The Artist's Music
Yigit Aydın was born in 1971 in Turkey. He graduated from Ankara State Conservatory at Hacettepe University with degrees BA in musical composition and MA in orchestral conducting. Parallel to his musical education he completed his studies at Middle East Technical University/Ankara with degrees BS in mechanical engineering and thereafter MS in sociology, focusing on contemporary social thought, deconstruction, Orientalism, Colonialism and Nationalism. For the time being he prepares his PhD thesis on the theme “New Turkish Music” at Musicological Institute in Marburg/Germany and lives in Frankfurt am Main.
Through three composition prizes, he received a broader recognition in Turkey. Subsequently his compositions take part in international music festivals in Istanbul and Ankara, performed by leading Turkish orchestras and conductors, and some appeared in CD-recordings. In his compositions he mainly deals with the cultural difference among the western and eastern (musical) domains, endeavoring to problematize the commonly accepted oppositional perspective regarding them and, therefore, the clichés corresponding to this mode of perception. A part of this effort is to consider the extra-European element not merely as coloristic constituent, i.e. a spicy ingredient, in a thoroughly western compositorial attitude, but on the contrary a resource from which principles of composition may flourish. Besides his compositional activities he gives conference talks and publishes articles in Turkish, English and German on New Turkish Music and Classical Turkish Art Music, and specifically about the central-European influence on these two musical spheres.

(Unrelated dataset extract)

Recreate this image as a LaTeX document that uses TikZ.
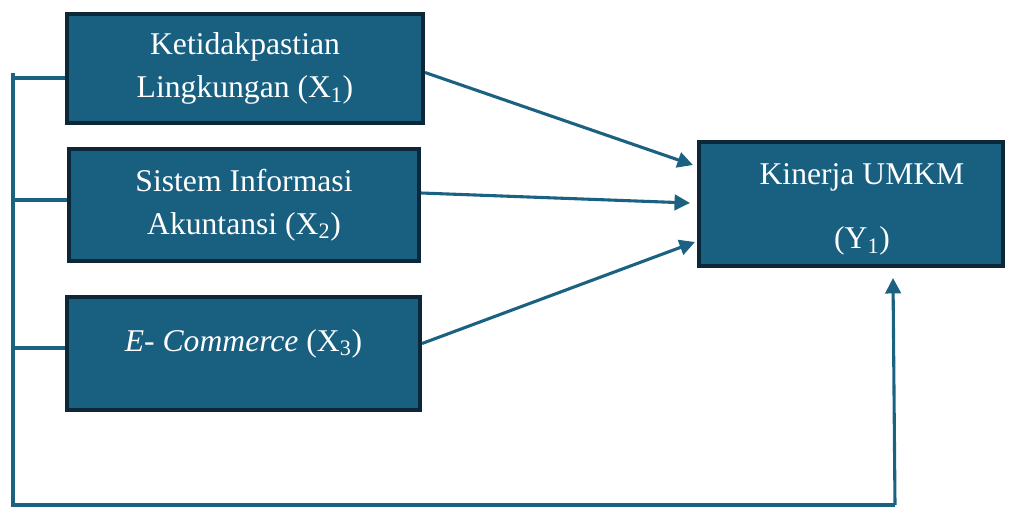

Notes on the Musma Composition
“Friends of God”
The title refers to some Sufis of Anatolia and the surrounding from the middle ages: In their poems they address God as “friend” and consequently I behold them as friends of God.
My piece deals with two poems, one in Turkish and the other in German. The Turkish text is the hymn “Çalabım bir şar yaratmış” (My God created a town) by Hacı Bayram‐ı Veli (1352‐1430), a Turkish poet and Sufi, founder of a religious order. The German one is by Johann Wolfgang von Goethe who is deeply involved with the mystical tradition of Middle East in his work West‐östlicher Divan from which I chose the poem “Phänomen” (Phenomenon). In the framework of West‐östlicher Divan, I consider Goethe’s lyrical self (Ger. lyrisches Ich) as being a Sufi: So that my piece refers specifically to two friends of God, Hacı Bayram and Goethe.
Apart from exploring the lingual sound qualities of Turkish and German side by side – sometimes in a juxtaposition and other times in a confrontation – there are several reasons why I chose these two
poems. Firstly, I am fascinated by the humanly perspective of such poetry in the issue of belief as in the poets’ friendly relationship with God, by the courageous critique of religious conservatism and
intolerance, and by the universal message in their discourses crossing different cultures, religions and times. Secondly, both poems are dealing with a vision of two worlds and their encounter at some place where an intermediate third world or a new identity emerges; moreover, with maturing process of the individual, his passing from different stages of life in a very symbolic manner, all of which constructs a thematic link not only among the two poems, but also with the MusMA IV project. (When the occupation with worlds is concerned, I must add that Goethe is involved with it in a doubled sense which reveals itself in the title of his divan: an involvement with Orient and Occident.)
My piece is of episodic nature in which certain lingual and musical rudiments are continuously recurring and being transformed. In this process, i.e. repetition and accordingly accumulation of compositorial elements all through, the cyclical time conception of the Sufi and her/his collection of mystical skills from one experience to another is of concern. In episodes where Turkish text is heard, a simple, folklike solo melody is confronted with consonantal timbres, as if the noise aspect of the Turkish is amplified. In episodes with German text, pitch qualities dominate with the emphasis on vowels, forming a kind of harmony, actually a smudge of residuals that the melodic movement has left. In the hearth of the piece, where the two languages confront each other and intertwine, chords are even formed reinforcing the choral sound and unfolding the climax of textual perspectives. Two further processes accompany the abovementioned formal‐compositorial stream: Firstly, the vocal ensemble of 12 singers disassembles and reassembles itself continually in choral and soloistic formations such as duets, trios, quartets, sextets, tutti and tutti soli, i.e. groupings from single‐ to quadruple‐choir plus those of solos. Following this transformation, secondly, singers change their disposition on stage several times.
Friends of God can be said to be a piece of temporal and spatial changes, of recurring particles and
accumulating residuals, of human voices and noises, of ceaseless remembering and forgetting… from my perspective, in a manifestation of (bi)lingual‐textual contents and sounds presented within the two mystical poems. The supposed etymological root of the term dervish, a possible synonym to Sufi, reveals this viewpoint directly: migration from one threshold to another, which is though not reserved to her/him but to all of us.